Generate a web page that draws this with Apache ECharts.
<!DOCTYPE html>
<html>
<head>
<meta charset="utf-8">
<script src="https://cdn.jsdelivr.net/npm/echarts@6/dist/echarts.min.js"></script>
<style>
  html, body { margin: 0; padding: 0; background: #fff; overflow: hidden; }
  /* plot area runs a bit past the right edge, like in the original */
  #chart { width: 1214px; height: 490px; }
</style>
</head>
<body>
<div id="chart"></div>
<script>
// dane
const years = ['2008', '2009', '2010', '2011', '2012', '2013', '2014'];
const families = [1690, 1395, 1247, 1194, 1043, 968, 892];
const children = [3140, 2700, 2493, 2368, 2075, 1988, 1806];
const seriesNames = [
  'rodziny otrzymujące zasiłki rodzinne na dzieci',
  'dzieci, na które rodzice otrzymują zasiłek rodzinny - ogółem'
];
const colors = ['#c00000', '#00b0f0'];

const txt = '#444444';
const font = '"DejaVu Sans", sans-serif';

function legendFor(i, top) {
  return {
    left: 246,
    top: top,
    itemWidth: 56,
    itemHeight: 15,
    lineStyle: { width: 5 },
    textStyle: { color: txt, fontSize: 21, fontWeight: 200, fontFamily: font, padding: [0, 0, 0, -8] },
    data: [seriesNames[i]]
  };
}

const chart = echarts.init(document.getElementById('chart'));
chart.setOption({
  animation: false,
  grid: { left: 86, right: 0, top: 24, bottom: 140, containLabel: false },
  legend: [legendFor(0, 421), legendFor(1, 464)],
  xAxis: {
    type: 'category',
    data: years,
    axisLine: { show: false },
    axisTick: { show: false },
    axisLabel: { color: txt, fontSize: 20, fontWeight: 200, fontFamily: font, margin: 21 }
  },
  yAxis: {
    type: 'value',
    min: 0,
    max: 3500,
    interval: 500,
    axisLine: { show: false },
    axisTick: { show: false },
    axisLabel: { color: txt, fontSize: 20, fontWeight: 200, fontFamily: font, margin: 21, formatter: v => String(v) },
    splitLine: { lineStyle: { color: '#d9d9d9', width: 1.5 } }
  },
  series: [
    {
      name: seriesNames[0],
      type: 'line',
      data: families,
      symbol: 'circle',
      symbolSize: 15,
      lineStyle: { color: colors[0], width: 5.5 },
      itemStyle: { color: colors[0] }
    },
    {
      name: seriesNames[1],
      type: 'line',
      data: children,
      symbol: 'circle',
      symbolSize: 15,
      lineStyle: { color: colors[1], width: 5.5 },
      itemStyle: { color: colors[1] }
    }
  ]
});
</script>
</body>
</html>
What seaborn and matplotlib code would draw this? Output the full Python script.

# Direction
Report back each line of the entries that holds the string "script".

# Result
<script src="https://cdn.jsdelivr.net/npm/echarts@6/dist/echarts.min.js"></script>
<script>
</script>
What seaborn and matplotlib code would draw this? Output the full Python script.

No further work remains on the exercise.